▸ Request
Don't include pictures. Quote the lines below from the first through the line that contains "return 1 - y / H".

▸ Data
## begin

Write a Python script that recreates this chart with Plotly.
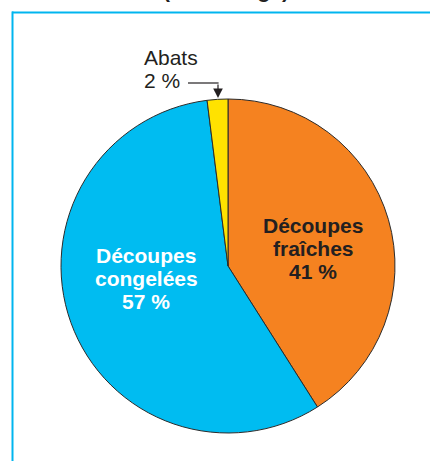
import plotly.graph_objects as go

W, H = 430, 461

# data
categories = ["Découpes fraîches", "Découpes congelées", "Abats"]
values = [41, 57, 2]
colors = ["#F58220", "#00BCF1", "#FFE200"]
title_text = "(en tonnage)"
orange_lines = ["Découpes", "fraîches", "41 %"]
cyan_lines = ["Découpes", "congelées", "57 %"]
abats_lines = ["Abats", "2 %"]


def px(x):
    return x / W


def py(y):
    return 1 - y / H


fig = go.Figure()
fig.add_trace(go.Pie(
    labels=categories,
    values=values,
    sort=False,
    direction="clockwise",
    rotation=0,
    textinfo="none",
    hoverinfo="label+percent",
    marker=dict(colors=colors, line=dict(color="#2b2b2b", width=1)),
    domain=dict(x=[px(61), px(395)], y=[py(433), py(99)]),
    showlegend=False,
))

annotations = []
font_b = "Liberation Sans, Arial, sans-serif"

# title, mostly cut off at the top (as in the source page)
annotations.append(dict(x=px(226), y=py(-9), xref="paper", yref="paper", text="<b>" + title_text + "</b>",
                        showarrow=False, xanchor="center", yanchor="middle",
                        font=dict(family=font_b, size=21, color="#231F20")))

for i, t in enumerate(orange_lines):
    annotations.append(dict(x=px(313), y=py(225 + 23 * i), xref="paper", yref="paper",
                            text="<b>" + t + "</b>", showarrow=False,
                            xanchor="center", yanchor="middle",
                            font=dict(family=font_b, size=21, color="#231F20")))

for i, t in enumerate(cyan_lines):
    annotations.append(dict(x=px(146), y=py(255 + 23 * i), xref="paper", yref="paper",
                            text="<b>" + t + "</b>", showarrow=False,
                            xanchor="center", yanchor="middle",
                            font=dict(family=font_b, size=21, color="white")))

for i, t in enumerate(abats_lines):
    annotations.append(dict(x=px(142), y=py(58 + 22 * i), xref="paper", yref="paper",
                            text=t, showarrow=False,
                            xanchor="left", yanchor="middle",
                            font=dict(family=font_b, size=21, color="#231F20")))

# arrow to the Abats slice
annotations.append(dict(x=px(218), y=py(98), xref="paper", yref="paper", text="",
                        showarrow=True, ax=0, ay=-15, arrowhead=2, arrowsize=1.6,
                        arrowwidth=1.2, arrowcolor="#231F20", standoff=0))

shapes = [
    # leader line
    dict(type="line", xref="paper", yref="paper", x0=px(188), x1=px(218.6), y0=py(83), y1=py(83),
         line=dict(color="#231F20", width=1.2)),
    # cyan frame
    dict(type="line", xref="paper", yref="paper", x0=px(12), x1=px(W + 2), y0=py(12.5), y1=py(12.5),
         line=dict(color="#00B5EF", width=2)),
    dict(type="line", xref="paper", yref="paper", x0=px(12.5), x1=px(12.5), y0=py(11.5), y1=py(H + 2),
         line=dict(color="#00B5EF", width=2)),
]

fig.update_layout(
    width=W,
    height=H,
    margin=dict(l=0, r=0, t=0, b=0),
    paper_bgcolor="white",
    plot_bgcolor="white",
    annotations=annotations,
    shapes=shapes,
    font=dict(family=font_b),
)

# page body has a default 8px margin, drop it so the figure fills the window
fig.write_html("out.html", config={"displayModeBar": False},
               post_script="document.body.style.margin='0px';")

## end

▸ Written response
Write a Python script that recreates this chart with Plotly.
import plotly.graph_objects as go

W, H = 430, 461

# data
categories = ["Découpes fraîches", "Découpes congelées", "Abats"]
values = [41, 57, 2]
colors = ["#F58220", "#00BCF1", "#FFE200"]
title_text = "(en tonnage)"
orange_lines = ["Découpes", "fraîches", "41 %"]
cyan_lines = ["Découpes", "congelées", "57 %"]
abats_lines = ["Abats", "2 %"]


def px(x):
    return x / W


def py(y):
    return 1 - y / H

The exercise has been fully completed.